Write out each line from the data below that includes the word "Convert".
# START OF Task input
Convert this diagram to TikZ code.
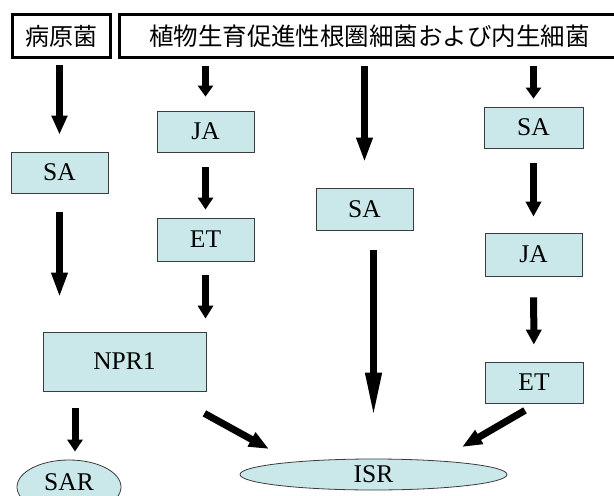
\documentclass[tikz,border=0pt]{standalone}
\usepackage{fontspec}
\setmainfont{Liberation Serif}
\newfontfamily\jpfont{Noto Sans CJK JP}
\usetikzlibrary{arrows.meta,shapes.geometric,calc}
\definecolor{celeste}{RGB}{202,232,233}
\definecolor{borde}{RGB}{60,60,60}

\tikzset{
  caja/.style={draw=borde,line width=0.8pt,fill=celeste,minimum width=97pt,
    minimum height=41pt,inner sep=0pt,font=\fontsize{25.5}{28}\selectfont},
  elipse/.style={ellipse,draw=borde,line width=0.8pt,fill=celeste,inner sep=0pt,
    font=\fontsize{25.5}{28}\selectfont},
  titulo/.style={draw,line width=3pt,fill=white,inner sep=0pt,minimum height=43pt,
    font=\jpfont\fontsize{24}{28}\selectfont},
  flecha/.style={line width=7pt,-{Triangle[length=#1,width=15pt]}},
  flecha/.default=15pt
}

\begin{document}
\begin{tikzpicture}[x=1pt,y=-1pt]
  \useasboundingbox (0,0) rectangle (614,496);

  % encabezados
  \node[titulo,minimum width=98pt] (pat) at (61.5,36) {病原菌};
  \node[titulo,minimum width=500pt,font=\jpfont\fontsize{24.5}{28}\selectfont]
    (pgpr) at (369.5,36) {植物生育促進性根圏細菌および内生細菌};

  % cajas
  \node[caja] (sa1) at (59.5,172.5) {SA};
  \node[caja] (ja1) at (205.5,131.5) {JA};
  \node[caja,minimum height=43pt] (et1) at (205.5,239.5) {ET};
  \node[caja,minimum width=163pt,minimum height=59pt] (npr) at (124.5,361.5) {NPR1};
  \node[caja,minimum height=42pt] (sa2) at (364.5,209) {SA};
  \node[caja,minimum width=99pt] (sa3) at (533.5,127.5) {SA};
  \node[caja,minimum height=43pt] (ja3) at (533.5,254.5) {JA};
  \node[caja,minimum width=98pt] (et3) at (534,382.5) {ET};

  % elipses
  \node[elipse,minimum width=104pt,minimum height=54pt] (sar) at (69,487)
    {\raisebox{-3pt}[0pt][0pt]{SAR}};
  \node[elipse,minimum width=267pt,minimum height=31pt] (isr) at (373.5,474.5) {ISR};

  % flechas
  \draw[flecha=19pt,shorten <=6pt,shorten >=17pt] (pat.south -| sa1.north) -- (sa1.north);
  \draw[flecha=25pt,shorten <=19pt,shorten >=34pt] (sa1.south) -- (sa1.south |- npr.north);
  \draw[flecha=11pt,shorten <=7pt,shorten >=14pt] (pgpr.south -| ja1.north) -- (ja1.north);
  \draw[flecha=12pt,shorten <=15pt,shorten >=8pt] (ja1) -- (et1);
  \draw[flecha=13pt,shorten <=14pt,shorten >=13pt] (et1.south) -- (et1.south |- npr.north);
  \draw[flecha=12pt,shorten <=17pt,shorten >=8pt]
    ([xshift=6pt]sar.north |- npr.south) -- ([xshift=6pt]sar.north);
  \draw[flecha=20pt] ($(npr.south east)+(-2,22)$) -- ($(isr.center)+(-104.5,-25.5)$);
  \draw[flecha=25pt,shorten <=7pt,shorten >=25pt] (pgpr.south -| sa2.north) -- (sa2.north);
  \draw[flecha=45pt,shorten <=20pt,shorten >=41pt] (isr.north |- sa2.south) -- (isr.north);
  \draw[flecha=11pt,shorten <=7pt,shorten >=8pt] (pgpr.south -| sa3.north) -- (sa3.north);
  \draw[flecha=15pt,shorten <=15pt,shorten >=16pt] (sa3) -- (ja3);
  \draw[flecha=15pt,shorten <=21pt,shorten >=17pt] (ja3) -- (et3);
  \draw[flecha=20pt] ($(et3.south)+(-9,7)$) -- ($(isr.center)+(88.5,-27.5)$);
\end{tikzpicture}
\end{document}
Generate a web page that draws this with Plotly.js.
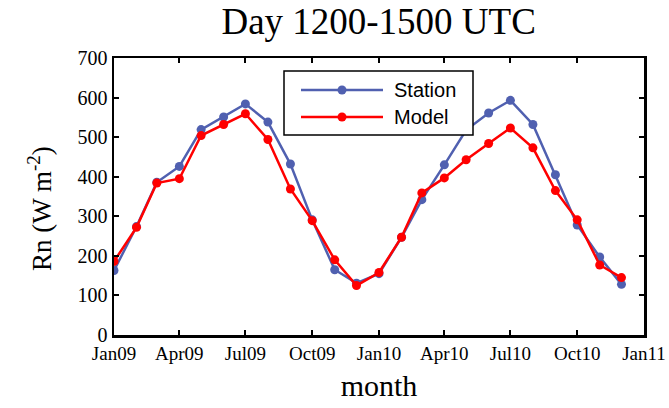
<!DOCTYPE html>
<html><head><meta charset="utf-8">
<script src="https://cdn.plot.ly/plotly-3.0.1.min.js"></script>
<style>body{margin:0;padding:0;background:#fff}#chart{width:669px;height:408px}</style>
</head><body><div id="chart"></div>
<script>
var months = ["2009-01-01","2009-02-01","2009-03-01","2009-04-01","2009-05-01","2009-06-01","2009-07-01","2009-08-01","2009-09-01","2009-10-01","2009-11-01","2009-12-01",
              "2010-01-01","2010-02-01","2010-03-01","2010-04-01","2010-05-01","2010-06-01","2010-07-01","2010-08-01","2010-09-01","2010-10-01","2010-11-01","2010-12-01"];
var station = [163,274,386,426,519,551,584,538,432,291,165,131,155,247,342,430,518,561,593,532,405,278,197,128];
var model   = [186,272,384,395,504,532,559,494,369,289,190,125,158,247,359,397,443,484,523,473,365,291,177,145];
var tickDates = ["2009-01-01","2009-04-01","2009-07-01","2009-10-01","2010-01-01","2010-04-01","2010-07-01","2010-10-01","2011-01-01"];
var tickLabels = ["Jan09","Apr09","Jul09","Oct09","Jan10","Apr10","Jul10","Oct10","Jan11"];
var yTicks = [0,100,200,300,400,500,600,700];
var seriesNames = ["Station","Model"];
var seriesColors = ["#5060b0","#ff0000"];

var W = 669, H = 408, M = {l: 114, r: 25, t: 58, b: 73};
var pw = W - M.l - M.r, ph = H - M.t - M.b;
function px(x) { return (x - M.l) / pw; }
function py(y) { return (H - M.b - y) / ph; }

var serif = "Liberation Serif, Times New Roman, serif";
var traces = [
  {x: months, y: station, name: seriesNames[0], type: "scatter", mode: "lines+markers", showlegend: false,
   line: {color: seriesColors[0], width: 2.5}, marker: {color: seriesColors[0], size: 9, symbol: "circle"}},
  {x: months, y: model, name: seriesNames[1], type: "scatter", mode: "lines+markers", showlegend: false,
   line: {color: seriesColors[1], width: 2.5}, marker: {color: seriesColors[1], size: 9, symbol: "circle"}}
];

// custom legend (box, sample lines, markers, labels)
var shapes = [
  {type: "rect", xref: "paper", yref: "paper", x0: px(284), x1: px(473), y0: py(135), y1: py(71),
   line: {color: "#000", width: 1.5}, fillcolor: "#fff", layer: "above"}
];
var annotations = [];
var rowY = [90, 117];
for (var i = 0; i < seriesNames.length; i++) {
  shapes.push({type: "line", xref: "paper", yref: "paper", x0: px(301), x1: px(383), y0: py(rowY[i]), y1: py(rowY[i]),
               line: {color: seriesColors[i], width: 2.5}, layer: "above"});
  shapes.push({type: "circle", xref: "paper", yref: "paper", xsizemode: "pixel", ysizemode: "pixel",
               xanchor: px(342), yanchor: py(rowY[i]), x0: -4.5, x1: 4.5, y0: -4.5, y1: 4.5,
               fillcolor: seriesColors[i], line: {color: seriesColors[i], width: 0}, layer: "above"});
  annotations.push({xref: "paper", yref: "paper", x: px(392), y: py(rowY[i]), xanchor: "left", yanchor: "middle",
                    text: seriesNames[i], showarrow: false,
                    font: {family: "Liberation Sans, Arial, sans-serif", size: 20, color: "#000"}});
}
// y-axis title placed as in the reference
annotations.push({xref: "paper", yref: "paper", x: px(40), y: py(209), xanchor: "center", yanchor: "middle",
                  textangle: -90, showarrow: false, text: "Rn (W m<sup>-2</sup>)",
                  font: {family: serif, size: 27, color: "#000"}});

var layout = {
  width: W, height: H,
  margin: M,
  paper_bgcolor: "#fff", plot_bgcolor: "#fff",
  showlegend: false,
  title: {text: "Day 1200-1500 UTC", font: {family: serif, size: 37, color: "#000"}, x: 0.566, xanchor: "center", y: 0.98, yanchor: "top"},
  xaxis: {type: "date", range: ["2009-01-01","2011-01-01"], tickmode: "array", tickvals: tickDates, ticktext: tickLabels,
          ticks: "inside", ticklen: 5, tickwidth: 2, tickcolor: "#000", showgrid: false, zeroline: false,
          showline: true, linewidth: 2.5, linecolor: "#000", mirror: "ticks",
          tickfont: {family: serif, size: 19, color: "#000"},
          title: {text: "month", font: {family: serif, size: 30, color: "#000"}, standoff: 12}},
  yaxis: {range: [0,700], tickmode: "array", tickvals: yTicks,
          ticks: "inside", ticklen: 5, tickwidth: 2, tickcolor: "#000", showgrid: false, zeroline: false,
          showline: true, linewidth: 2.5, linecolor: "#000", mirror: "ticks",
          tickfont: {family: serif, size: 20, color: "#000"}},
  shapes: shapes,
  annotations: annotations
};
Plotly.newPlot("chart", traces, layout, {displayModeBar: false, staticPlot: true});
</script></body></html>
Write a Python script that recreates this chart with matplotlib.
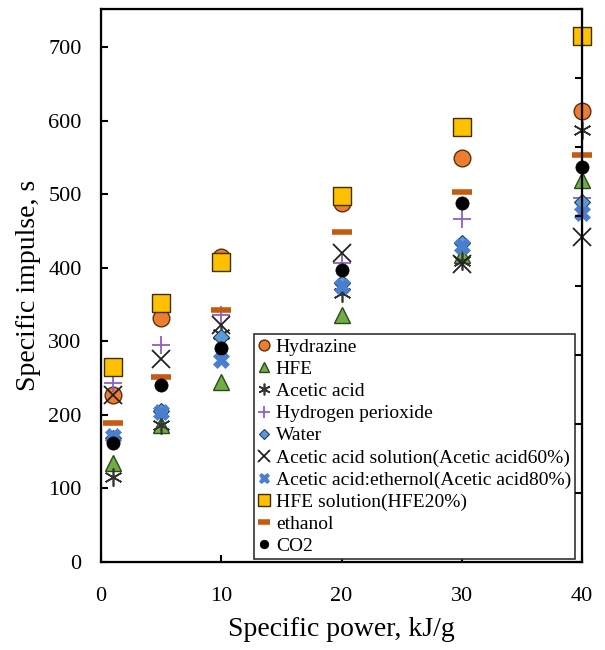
import matplotlib
matplotlib.use("Agg")
import matplotlib.pyplot as plt

plt.rcParams["font.family"] = ["Liberation Serif", "DejaVu Serif"]

# Specific power, kJ/g
power = [1, 5, 10, 20, 30, 40]

# Specific impulse, s
hydrazine = [227, 332, 415, 488, 549, 613]
hfe = [135, 186, 245, 336, 417, 519]
acetic_acid = [116, 186, 310, 366, 410, 587]
h2o2 = [243, 295, 336, 407, 466, 495]
water = [168, 205, 306, 380, 434, 489]
acetic_60 = [227, 276, 322, 420, 405, 442]
acetic_ethanol_80 = [172, 204, 275, 375, 430, 474]
hfe_solution = [265, 352, 408, 498, 591, 716]
ethanol = [189, 251, 343, 449, 503, 553]
co2 = [162, 241, 291, 397, 488, 537]

series = [
    ("Hydrazine", hydrazine, dict(marker="o", ms=12, mfc="#ED7D31", mec="#5a3010", mew=1.0)),
    ("HFE", hfe, dict(marker="^", ms=12, mfc="#70AD47", mec="#2b4a1a", mew=1.0)),
    ("Acetic acid", acetic_acid, dict(marker=(6, 2, 0), ms=13, mfc="none", mec="#333333", mew=1.2)),
    ("Hydrogen perioxide", h2o2, dict(marker="+", ms=13, mfc="none", mec="#8E5FC2", mew=1.3)),
    ("Water", water, dict(marker="D", ms=8, mfc="#5B9BD5", mec="#1f3f66", mew=0.8)),
    ("Acetic acid solution(Acetic acid60%)", acetic_60, dict(marker="x", ms=13, mfc="none", mec="#222222", mew=1.3)),
    ("Acetic acid:ethernol(Acetic acid80%)", acetic_ethanol_80, dict(marker="X", ms=12, mfc="#4A7FD0", mec="#4A7FD0", mew=0.5)),
    ("HFE solution(HFE20%)", hfe_solution, dict(marker="s", ms=13, mfc="#FFC000", mec="#3d3000", mew=1.0)),
    ("ethanol", ethanol, dict(marker="_", ms=14, mfc="none", mec="#C55A11", mew=4)),
    ("CO2", co2, dict(marker="o", ms=9.5, mfc="black", mec="black", mew=0.5)),
]

fig = plt.figure(figsize=(6.05, 6.5), dpi=100)
ax = fig.add_axes([0.167, 0.1354, 0.795, 0.8506])

for name, values, style in series:
    ax.plot(power, values, linestyle="none", label=name, clip_on=False, **style)

ax.set_xlim(0, 40)
ax.set_ylim(0, 752)
ax.set_xticks([0, 10, 20, 30, 40])
ax.set_yticks(range(0, 701, 100))
ax.tick_params(direction="in", length=5, width=1.5, labelsize=16)
ax.tick_params(axis="x", pad=18)
ax.tick_params(axis="y", pad=14)
for side in ["left", "bottom", "top", "right"]:
    ax.spines[side].set_linewidth(1.6)

ax.set_xlabel("Specific power, kJ/g", fontsize=20, labelpad=8)
ax.set_ylabel("Specific impulse, s", fontsize=20, labelpad=5)

# unlabeled ticks on the right spine
ax2 = ax.twinx()
ax2.set_ylim(0, 800)
ax2.set_yticks(range(0, 801, 100))
ax2.set_yticklabels([])
ax2.tick_params(direction="in", length=5, width=1.5)

leg = ax.legend(loc="upper left", bbox_to_anchor=(0.318, 0.412), borderaxespad=0,
                fontsize=14, markerscale=0.65, handlelength=0.6, handletextpad=0.3,
                labelspacing=0.23, borderpad=0.22, fancybox=False, edgecolor="#333333",
                framealpha=1)
leg.get_frame().set_linewidth(1.2)
leg.set_zorder(5)

fig.savefig("out.png", dpi=100)
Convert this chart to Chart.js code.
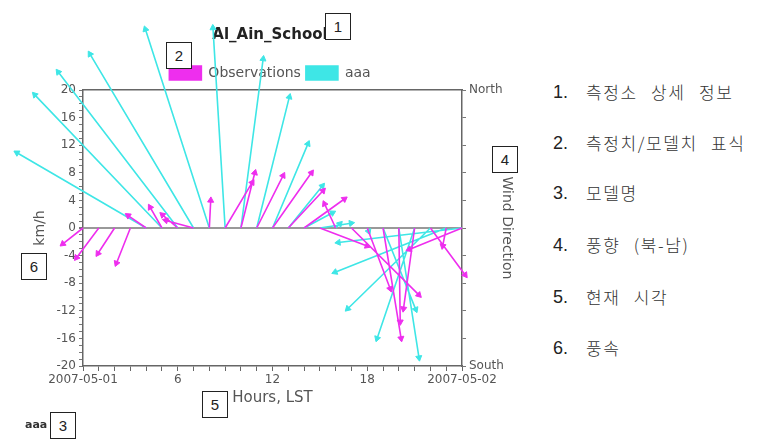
<!DOCTYPE html>
<html>
<head>
<meta charset="utf-8">
<script src="https://cdn.jsdelivr.net/npm/chart.js@4"></script>
<style>
  body { margin: 0; background: #fff; width: 783px; height: 445px; position: relative; overflow: hidden; }
  #wrap { position: absolute; left: 0; top: 0; width: 540px; height: 445px; }
  .box { position: absolute; width: 24px; height: 25px; border: 1px solid #222; background: #fff;
         font: 15px "Liberation Sans", Arial, sans-serif; line-height: 25px; text-align: center; color: #222; }
  .model { position: absolute; left: 25px; top: 418px; font: bold 11px "DejaVu Sans", sans-serif; color: #333; }
  .row { position: absolute; left: 553px; height: 24px; line-height: 24px; font-size: 18px; color: #222;
         font-family: "Liberation Sans", "Noto Sans CJK KR", sans-serif; white-space: nowrap; }
  .row span { position: absolute; left: 33px; letter-spacing: 1.6px; word-spacing: 8px;
              font-family: "Noto Sans CJK KR", sans-serif; font-size: 17px; font-weight: 300; color: #333; }
</style>
</head>
<body>
<div id="wrap"><canvas id="chart"></canvas></div>

<div class="box" style="left:325px;top:13px">1</div>
<div class="box" style="left:166px;top:42px">2</div>
<div class="box" style="left:50px;top:412px">3</div>
<div class="box" style="left:492px;top:146px">4</div>
<div class="box" style="left:202px;top:391px">5</div>
<div class="box" style="left:21px;top:253px">6</div>
<div class="model">aaa</div>

<div class="row" style="top:80px">1.<span>측정소 상세 정보</span></div>
<div class="row" style="top:131px">2.<span>측정치/모델치 표식</span></div>
<div class="row" style="top:181px">3.<span>모델명</span></div>
<div class="row" style="top:233px">4.<span>풍향 (북-남)</span></div>
<div class="row" style="top:285px">5.<span>현재 시각</span></div>
<div class="row" style="top:336px">6.<span>풍속</span></div>

<script>
// ---------------------------------------
// wind vectors (km/h), one per hour LST
// ---------------------------------------
const hours = [0, 1, 2, 3, 4, 5, 6, 7, 8, 9, 10, 11, 12, 13, 14, 15, 16, 17, 18, 19, 20, 21, 22, 23, 24];

const obsU = [-2.9, -3.2, -2.4, -2.0, -2.6, -1.7, -2.2, -4.0, 0.2, 3.9, 2.0, 3.8, 5.6,
              5.0, 5.8, 6.8, -1.6, 9.7, 3.3, 2.6, 0.2, -1.6, 5.0, -0.5, -7.6];
const obsV = [-2.3, -4.3, -3.7, -5.1, 1.8, 3.0, 1.9, 1.1, 4.0, 6.6, 8.0, 7.6, 8.0,
              5.4, 4.2, -2.6, 3.5, -9.7, -8.8, -16.0, -13.6, -11.7, -6.8, -2.6, -3.1];

const aaaU = [null, null, null, null, -18.6, -18.3, -17.2, -14.9, -9.2, -1.75, 3.2, 4.7, 5.1,
              4.9, 4.1, 4.5, 0.6, null, 0.2, 4.7, 2.9, -5.4, -11.9, -16.0, -17.8];
const aaaV = [null, null, null, null, 10.9, 19.3, 22.6, 25.2, 28.8, 29.0, 24.5, 19.0, 12.2,
              6.1, 2.2, 0.7, 0.6, null, -0.5, -11.8, -18.8, -16.0, -11.7, -6.4, -2.1];

const seriesNames = ["Observations", "aaa"];
const tickHours = [0, 6, 12, 18, 24];
const tickNames = ["2007-05-01", "6", "12", "18", "2007-05-02"];

// hours per km/h so the arrow keeps its true direction on screen
const HOURS_PER_KMH = 0.44;

const MAGENTA = "#ee2eee";
const CYAN = "#3ee6e6";

function arrows(u, v) {
  const pts = [];
  hours.forEach((h, i) => {
    if (u[i] === null || v[i] === null) return;
    pts.push({ x: h, y: 0 });
    pts.push({ x: h + u[i] * HOURS_PER_KMH, y: v[i], tip: true,
               rot: Math.atan2(u[i], v[i]) * 180 / Math.PI });
    pts.push({ x: h, y: null });
  });
  return pts;
}

function vectorSet(label, u, v, color) {
  return {
    label,
    data: arrows(u, v),
    borderColor: color,
    backgroundColor: color,
    borderWidth: 1.6,
    spanGaps: false,
    clip: false,
    pointStyle: "triangle",
    pointRadius: ctx => (ctx.raw && ctx.raw.tip ? 3.5 : 0),
    pointHoverRadius: 0,
    pointRotation: ctx => (ctx.raw && ctx.raw.rot) || 0,
    pointBackgroundColor: color,
    pointBorderColor: color,
    pointBorderWidth: 1
  };
}

// the controller skips points outside the chart area; draw those arrow heads here
const outsideTips = {
  id: "outsideTips",
  afterDatasetsDraw(chart) {
    const a = chart.chartArea;
    const wide = { left: -1e4, top: -1e4, right: 1e4, bottom: 1e4 };
    chart.data.datasets.forEach((ds, i) => {
      chart.getDatasetMeta(i).data.forEach((pt, j) => {
        const raw = ds.data[j];
        if (!raw || !raw.tip) return;
        const m = 4.5;
        const inside = pt.x > a.left - m && pt.x < a.right + m && pt.y > a.top - m && pt.y < a.bottom + m;
        if (!inside) pt.draw(chart.ctx, wide);
      });
    });
  }
};

Chart.defaults.font.family = "DejaVu Sans";
Chart.defaults.color = "#555";

new Chart(document.getElementById("chart").getContext("2d"), {
  type: "line",
  data: {
    datasets: [
      vectorSet(seriesNames[0], obsU, obsV, MAGENTA),
      vectorSet(seriesNames[1], aaaU, aaaV, CYAN)
    ]
  },
  plugins: [outsideTips],
  options: {
    responsive: true,
    maintainAspectRatio: false,
    animation: false,
    events: [],
    layout: { padding: { left: 0, right: 0, top: 0, bottom: 37 } },
    plugins: {
      title: {
        display: true,
        text: "Al_Ain_School",
        color: "#222",
        font: { size: 15, weight: "bold" },
        padding: { top: 26, bottom: 17 }
      },
      legend: {
        position: "top",
        labels: {
          boxWidth: 32,
          boxHeight: 14,
          padding: 5,
          color: "#555",
          font: { size: 14 }
        }
      },
      tooltip: { enabled: false }
    },
    scales: {
      x: {
        type: "linear",
        min: 0,
        max: 24,
        afterFit: s => { s.height = 42; },
        ticks: {
          stepSize: 1,
          autoSkip: false,
          maxRotation: 0,
          padding: 2,
          color: "#555",
          font: { size: 12 },
          callback: value => {
            const i = tickHours.indexOf(value);
            return i >= 0 ? tickNames[i] : "";
          }
        },
        grid: { drawOnChartArea: false, tickLength: 5, tickColor: "#666" },
        border: { display: true, color: "#666", width: 1.5 },
        title: {
          display: true,
          text: "Hours, LST",
          color: "#555",
          font: { size: 15 },
          padding: { top: 1, bottom: 1 }
        }
      },
      x2: {
        type: "linear",
        position: "top",
        min: 0,
        max: 24,
        afterFit: s => { s.height = 0; },
        ticks: { display: false },
        grid: { display: false, drawTicks: false },
        border: { display: true, color: "#666", width: 1.5 }
      },
      y: {
        type: "linear",
        position: "left",
        min: -20,
        max: 20,
        afterFit: s => { s.width = 83; },
        ticks: {
          stepSize: 1,
          autoSkip: false,
          padding: 3,
          color: "#555",
          font: { size: 12 },
          callback: value => (value % 4 === 0 ? String(value) : "")
        },
        grid: {
          drawOnChartArea: true,
          tickLength: 4,
          tickColor: "#777",
          color: ctx => (ctx.tick && ctx.tick.value === 0 ? "#999" : "rgba(0,0,0,0)"),
          lineWidth: ctx => (ctx.tick && ctx.tick.value === 0 ? 2 : 1)
        },
        border: { display: true, color: "#666", width: 1.5 },
        title: {
          display: true,
          text: "km/h",
          color: "#555",
          font: { size: 14 },
          padding: { top: 32, bottom: 32 }
        }
      },
      y2: {
        type: "linear",
        position: "right",
        min: -20,
        max: 20,
        afterFit: s => { s.width = 78; },
        ticks: {
          stepSize: 4,
          autoSkip: false,
          padding: 3,
          color: "#555",
          font: { size: 12 },
          callback: value => (value === 20 ? "North" : value === -20 ? "South" : "")
        },
        grid: { drawOnChartArea: false, tickLength: 4, tickColor: "#777" },
        border: { display: true, color: "#666", width: 1.5 },
        title: {
          display: true,
          text: "Wind Direction",
          color: "#555",
          font: { size: 14 },
          padding: { top: 25, bottom: 25 }
        }
      }
    }
  }
});
</script>
</body>
</html>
# END OF Task input
**Exercise solution:**
Convert this diagram to TikZ code.
Convert this chart to Chart.js code.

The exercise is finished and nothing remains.